WHAT IS EXPECTED ▸
Leaving out the pictures, retype all the material exactly.

RECORDS FOR PROCESSING ▸

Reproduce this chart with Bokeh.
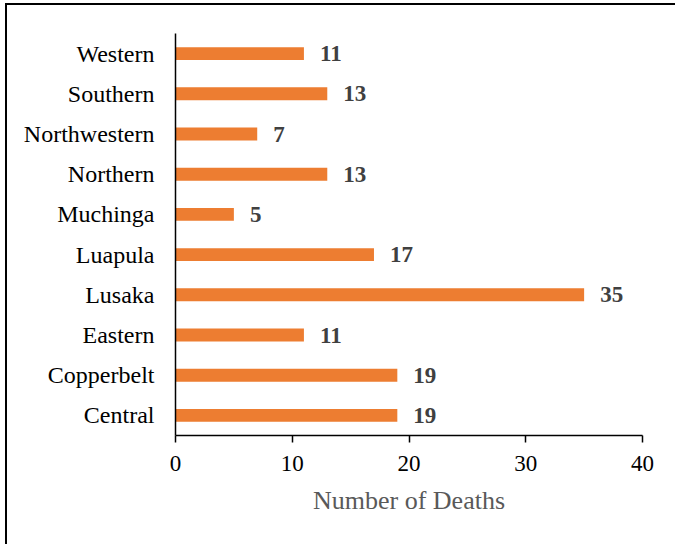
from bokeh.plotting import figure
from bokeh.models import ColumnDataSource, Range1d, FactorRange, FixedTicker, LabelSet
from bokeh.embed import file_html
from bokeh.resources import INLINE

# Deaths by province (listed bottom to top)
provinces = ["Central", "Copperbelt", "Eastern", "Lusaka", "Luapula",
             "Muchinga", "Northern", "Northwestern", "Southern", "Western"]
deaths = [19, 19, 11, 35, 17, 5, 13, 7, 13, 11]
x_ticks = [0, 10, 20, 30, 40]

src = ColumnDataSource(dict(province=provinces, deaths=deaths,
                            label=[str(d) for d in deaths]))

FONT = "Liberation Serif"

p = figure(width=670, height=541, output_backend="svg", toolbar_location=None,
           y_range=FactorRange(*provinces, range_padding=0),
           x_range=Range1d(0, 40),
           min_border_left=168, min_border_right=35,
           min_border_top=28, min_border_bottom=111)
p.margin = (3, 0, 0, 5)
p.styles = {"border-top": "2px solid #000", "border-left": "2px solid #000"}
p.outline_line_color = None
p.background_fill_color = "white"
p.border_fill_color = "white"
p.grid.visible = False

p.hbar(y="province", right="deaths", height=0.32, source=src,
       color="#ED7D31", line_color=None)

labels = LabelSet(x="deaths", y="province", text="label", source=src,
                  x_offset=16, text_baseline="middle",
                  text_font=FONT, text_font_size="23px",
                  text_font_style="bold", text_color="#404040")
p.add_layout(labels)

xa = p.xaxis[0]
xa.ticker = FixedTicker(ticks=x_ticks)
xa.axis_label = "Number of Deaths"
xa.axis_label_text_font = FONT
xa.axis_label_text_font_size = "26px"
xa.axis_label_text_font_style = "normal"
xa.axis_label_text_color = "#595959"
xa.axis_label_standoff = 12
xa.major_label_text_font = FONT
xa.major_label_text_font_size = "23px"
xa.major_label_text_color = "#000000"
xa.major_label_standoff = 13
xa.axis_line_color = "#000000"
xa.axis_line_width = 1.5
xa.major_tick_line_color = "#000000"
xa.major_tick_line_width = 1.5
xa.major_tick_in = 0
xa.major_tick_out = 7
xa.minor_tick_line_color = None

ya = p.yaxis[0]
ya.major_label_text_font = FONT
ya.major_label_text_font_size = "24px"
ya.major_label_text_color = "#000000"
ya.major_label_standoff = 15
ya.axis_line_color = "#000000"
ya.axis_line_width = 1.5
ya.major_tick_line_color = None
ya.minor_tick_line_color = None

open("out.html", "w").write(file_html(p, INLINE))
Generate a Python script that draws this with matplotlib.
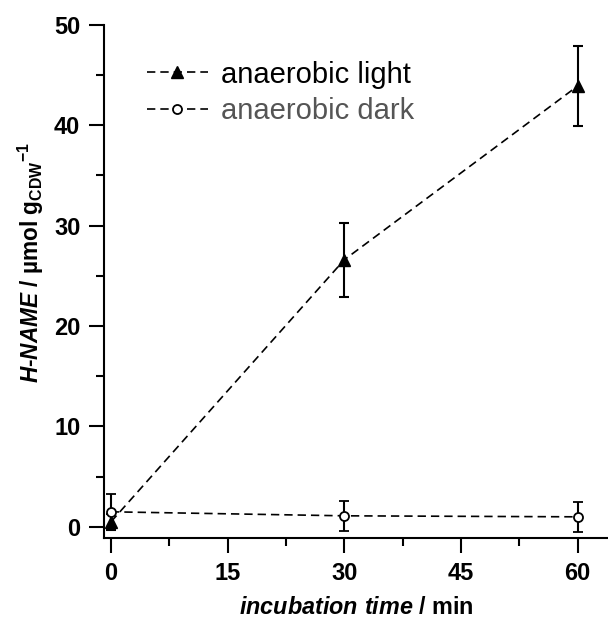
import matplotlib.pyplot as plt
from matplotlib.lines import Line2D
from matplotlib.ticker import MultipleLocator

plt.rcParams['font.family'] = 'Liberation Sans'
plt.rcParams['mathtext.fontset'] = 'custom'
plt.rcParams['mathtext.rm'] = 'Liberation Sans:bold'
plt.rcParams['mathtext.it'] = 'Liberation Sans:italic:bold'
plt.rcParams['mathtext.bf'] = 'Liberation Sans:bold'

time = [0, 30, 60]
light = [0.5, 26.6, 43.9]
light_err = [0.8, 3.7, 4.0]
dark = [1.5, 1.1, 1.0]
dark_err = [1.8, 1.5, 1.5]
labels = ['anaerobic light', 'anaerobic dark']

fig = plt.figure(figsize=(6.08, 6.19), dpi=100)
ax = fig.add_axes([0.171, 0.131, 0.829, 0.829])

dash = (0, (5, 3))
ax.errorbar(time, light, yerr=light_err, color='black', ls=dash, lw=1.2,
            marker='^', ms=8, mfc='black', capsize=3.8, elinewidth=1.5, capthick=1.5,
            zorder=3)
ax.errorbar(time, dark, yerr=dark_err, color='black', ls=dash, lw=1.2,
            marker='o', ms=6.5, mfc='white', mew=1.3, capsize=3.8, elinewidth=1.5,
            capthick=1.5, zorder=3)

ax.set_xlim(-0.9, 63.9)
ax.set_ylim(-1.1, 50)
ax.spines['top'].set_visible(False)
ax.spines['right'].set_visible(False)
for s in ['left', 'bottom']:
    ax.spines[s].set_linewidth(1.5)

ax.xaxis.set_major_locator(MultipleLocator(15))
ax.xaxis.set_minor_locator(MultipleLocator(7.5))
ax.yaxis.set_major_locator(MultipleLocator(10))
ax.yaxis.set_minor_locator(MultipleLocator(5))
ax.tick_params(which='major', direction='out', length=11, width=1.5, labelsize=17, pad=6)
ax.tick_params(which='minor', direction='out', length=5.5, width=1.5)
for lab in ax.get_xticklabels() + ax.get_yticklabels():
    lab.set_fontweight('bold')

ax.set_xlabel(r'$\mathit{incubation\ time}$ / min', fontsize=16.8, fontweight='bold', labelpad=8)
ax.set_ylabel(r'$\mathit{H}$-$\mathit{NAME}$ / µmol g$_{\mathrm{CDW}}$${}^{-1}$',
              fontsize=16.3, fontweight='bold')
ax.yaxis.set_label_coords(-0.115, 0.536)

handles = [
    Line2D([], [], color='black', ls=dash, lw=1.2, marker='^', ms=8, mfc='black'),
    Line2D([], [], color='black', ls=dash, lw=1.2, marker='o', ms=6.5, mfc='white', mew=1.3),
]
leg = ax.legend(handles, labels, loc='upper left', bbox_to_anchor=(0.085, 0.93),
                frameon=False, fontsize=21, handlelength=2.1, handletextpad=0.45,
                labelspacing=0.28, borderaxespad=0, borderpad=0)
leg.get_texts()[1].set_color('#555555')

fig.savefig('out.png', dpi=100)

TASK RESULT ▸
Reproduce this chart with Bokeh.
from bokeh.plotting import figure
from bokeh.models import ColumnDataSource, Range1d, FactorRange, FixedTicker, LabelSet
from bokeh.embed import file_html
from bokeh.resources import INLINE

# Deaths by province (listed bottom to top)
provinces = ["Central", "Copperbelt", "Eastern", "Lusaka", "Luapula",
             "Muchinga", "Northern", "Northwestern", "Southern", "Western"]
deaths = [19, 19, 11, 35, 17, 5, 13, 7, 13, 11]
x_ticks = [0, 10, 20, 30, 40]

src = ColumnDataSource(dict(province=provinces, deaths=deaths,
                            label=[str(d) for d in deaths]))

FONT = "Liberation Serif"

p = figure(width=670, height=541, output_backend="svg", toolbar_location=None,
           y_range=FactorRange(*provinces, range_padding=0),
           x_range=Range1d(0, 40),
           min_border_left=168, min_border_right=35,
           min_border_top=28, min_border_bottom=111)
p.margin = (3, 0, 0, 5)
p.styles = {"border-top": "2px solid #000", "border-left": "2px solid #000"}
p.outline_line_color = None
p.background_fill_color = "white"
p.border_fill_color = "white"
p.grid.visible = False

p.hbar(y="province", right="deaths", height=0.32, source=src,
       color="#ED7D31", line_color=None)

labels = LabelSet(x="deaths", y="province", text="label", source=src,
                  x_offset=16, text_baseline="middle",
                  text_font=FONT, text_font_size="23px",
                  text_font_style="bold", text_color="#404040")
p.add_layout(labels)

xa = p.xaxis[0]
xa.ticker = FixedTicker(ticks=x_ticks)
xa.axis_label = "Number of Deaths"
xa.axis_label_text_font = FONT
xa.axis_label_text_font_size = "26px"
xa.axis_label_text_font_style = "normal"
xa.axis_label_text_color = "#595959"
xa.axis_label_standoff = 12
xa.major_label_text_font = FONT
xa.major_label_text_font_size = "23px"
xa.major_label_text_color = "#000000"
xa.major_label_standoff = 13
xa.axis_line_color = "#000000"
xa.axis_line_width = 1.5
xa.major_tick_line_color = "#000000"
xa.major_tick_line_width = 1.5
xa.major_tick_in = 0
xa.major_tick_out = 7
xa.minor_tick_line_color = None

ya = p.yaxis[0]
ya.major_label_text_font = FONT
ya.major_label_text_font_size = "24px"
ya.major_label_text_color = "#000000"
ya.major_label_standoff = 15
ya.axis_line_color = "#000000"
ya.axis_line_width = 1.5
ya.major_tick_line_color = None
ya.minor_tick_line_color = None

open("out.html", "w").write(file_html(p, INLINE))
Generate a Python script that draws this with matplotlib.
import matplotlib.pyplot as plt
from matplotlib.lines import Line2D
from matplotlib.ticker import MultipleLocator

plt.rcParams['font.family'] = 'Liberation Sans'
plt.rcParams['mathtext.fontset'] = 'custom'
plt.rcParams['mathtext.rm'] = 'Liberation Sans:bold'
plt.rcParams['mathtext.it'] = 'Liberation Sans:italic:bold'
plt.rcParams['mathtext.bf'] = 'Liberation Sans:bold'

time = [0, 30, 60]
light = [0.5, 26.6, 43.9]
light_err = [0.8, 3.7, 4.0]
dark = [1.5, 1.1, 1.0]
dark_err = [1.8, 1.5, 1.5]
labels = ['anaerobic light', 'anaerobic dark']

fig = plt.figure(figsize=(6.08, 6.19), dpi=100)
ax = fig.add_axes([0.171, 0.131, 0.829, 0.829])

dash = (0, (5, 3))
ax.errorbar(time, light, yerr=light_err, color='black', ls=dash, lw=1.2,
            marker='^', ms=8, mfc='black', capsize=3.8, elinewidth=1.5, capthick=1.5,
            zorder=3)
ax.errorbar(time, dark, yerr=dark_err, color='black', ls=dash, lw=1.2,
            marker='o', ms=6.5, mfc='white', mew=1.3, capsize=3.8, elinewidth=1.5,
            capthick=1.5, zorder=3)

ax.set_xlim(-0.9, 63.9)
ax.set_ylim(-1.1, 50)
ax.spines['top'].set_visible(False)
ax.spines['right'].set_visible(False)
for s in ['left', 'bottom']:
    ax.spines[s].set_linewidth(1.5)

ax.xaxis.set_major_locator(MultipleLocator(15))
ax.xaxis.set_minor_locator(MultipleLocator(7.5))
ax.yaxis.set_major_locator(MultipleLocator(10))
ax.yaxis.set_minor_locator(MultipleLocator(5))
ax.tick_params(which='major', direction='out', length=11, width=1.5, labelsize=17, pad=6)
ax.tick_params(which='minor', direction='out', length=5.5, width=1.5)
for lab in ax.get_xticklabels() + ax.get_yticklabels():
    lab.set_fontweight('bold')

ax.set_xlabel(r'$\mathit{incubation\ time}$ / min', fontsize=16.8, fontweight='bold', labelpad=8)
ax.set_ylabel(r'$\mathit{H}$-$\mathit{NAME}$ / µmol g$_{\mathrm{CDW}}$${}^{-1}$',
              fontsize=16.3, fontweight='bold')
ax.yaxis.set_label_coords(-0.115, 0.536)

handles = [
    Line2D([], [], color='black', ls=dash, lw=1.2, marker='^', ms=8, mfc='black'),
    Line2D([], [], color='black', ls=dash, lw=1.2, marker='o', ms=6.5, mfc='white', mew=1.3),
]
leg = ax.legend(handles, labels, loc='upper left', bbox_to_anchor=(0.085, 0.93),
                frameon=False, fontsize=21, handlelength=2.1, handletextpad=0.45,
                labelspacing=0.28, borderaxespad=0, borderpad=0)
leg.get_texts()[1].set_color('#555555')

fig.savefig('out.png', dpi=100)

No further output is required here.